- Analytics Engineering is the organization of an organization’s information.
- Real impact comes from continuous decision-making and implementing actions with feedback.
- Accept that analytics is a mess.
- Explicitly create separate workspaces for curated (production) and messy (experimental) work.
- Reports are rarely read, and often forgotten. [[Data Culture|Decision-making involves getting data, summarizing and predicting ad then taking action]].
- One of the best ways to communicate data is telling stories. Stories are more captative and present a coherent view around a topic.
- The analytics engineer workload is a lot like being a data librarian.
- If you are running a library you have these books coming in and you have people who are looking for books on specific topics and you’ve got to figure out a way to organize all those books so that all those people can find what they need. There are many different ways to organize books, not just one perfect solution. A librarian is interested in helping people find the books that they’re looking for but also discovering new books that they didn’t realize that they were looking for.
- Analytics code should be version controlled, tested, modular and maintainable.
- Define all resources ([[Dashboards]] in YAML, Cohorts in SQL, …) as code.
- Treat data the same way engineers treat code.
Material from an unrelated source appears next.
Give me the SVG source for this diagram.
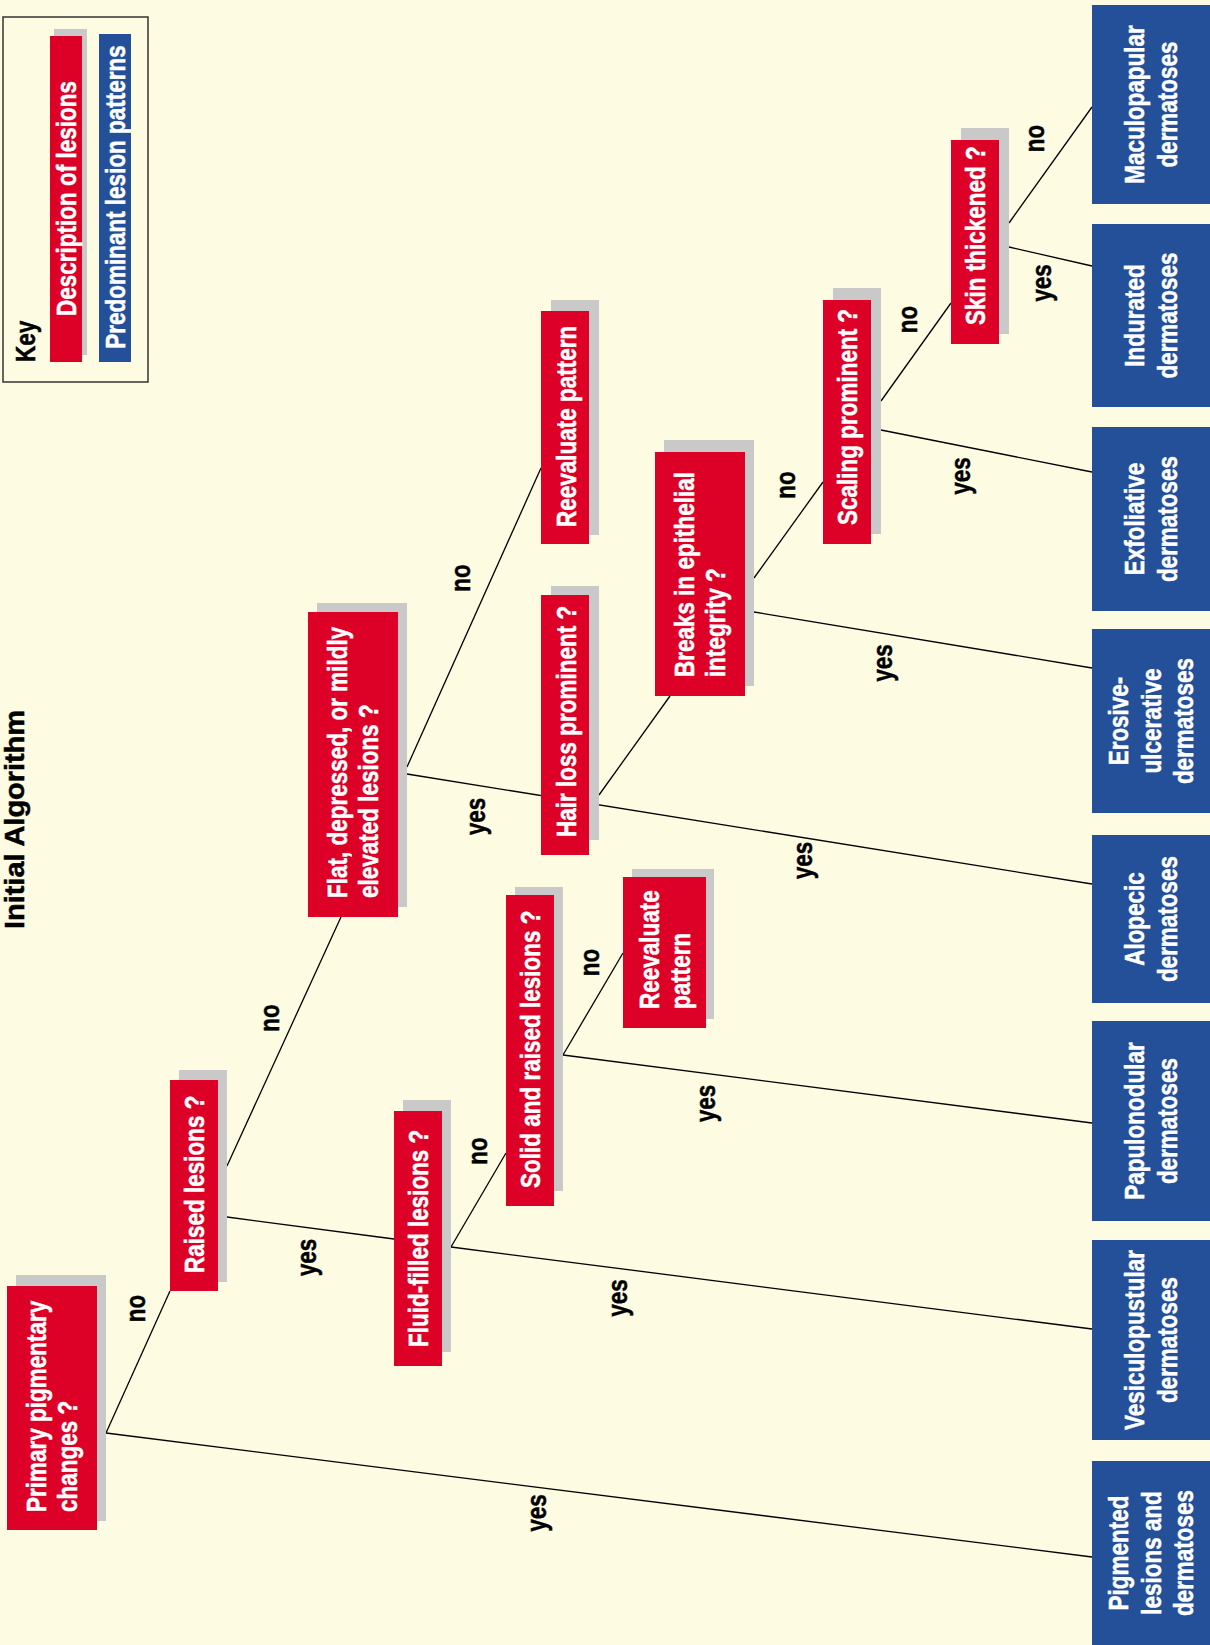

That means CI/CD, tests, frequent PRs, …
- Use [[Data Practices#Data Request Template]] when getting questions.
- Analytics work can be roughly split in two buckets:
- Building automated [[Systems]], from metrics to [[Dashboards]], to enable self-service use cases for business users. This is what we now typically call analytics engineering.
- Doing ad-hoc analyses, to answer some questions directly.
- Make your modeling approach explicit (e.g. Dimensional Modeling).
- Modeling reality gets complex quickly. There are small nuances, special conditions, things that changed, edge cases and, of course, errors.
- Imagine your company today as a human society where only half the population can read (understand the data), one tenth can write (SQL queries), where half a dozen languages are spoken, and where most of the books ([[Dashboards]]/insight reports) in the library contain things that once were true but have since been outdated (but you don’t know which ones). Not a highly productive information ecosystem.
- Domain knowledge is more important than your coding skills.
- Ground truth isn’t a single place. Start by joining on common unique keys and counting things, then figure out what’s different and why.
- [[Teamwork|Collaborate with your team]] and break down complex models into reusable pieces.
- Working with data is like exploring the horizon. It changes as soon as you look it from a higher place (more data).
- Find out what decisions your stakeholders need to make, repeatedly, and help with those.
- Attach a date to your team output resources ([[Dashboards]], analysis, …) so they exist as artifacts that were true at a certain point on time.
- Reduce the areas where business logic can be injected, create “time to live” policies on last mile transforms, build a culture of standardizing + celebrating access to cross-functional codebases.
- Modern data warehouses might need new model design paradigms.
- Good data models make good products.
- Behind every null value there is a story.
- Take credit for your work. Get close to the business, figure out what the executives care about, and communicate value not the work.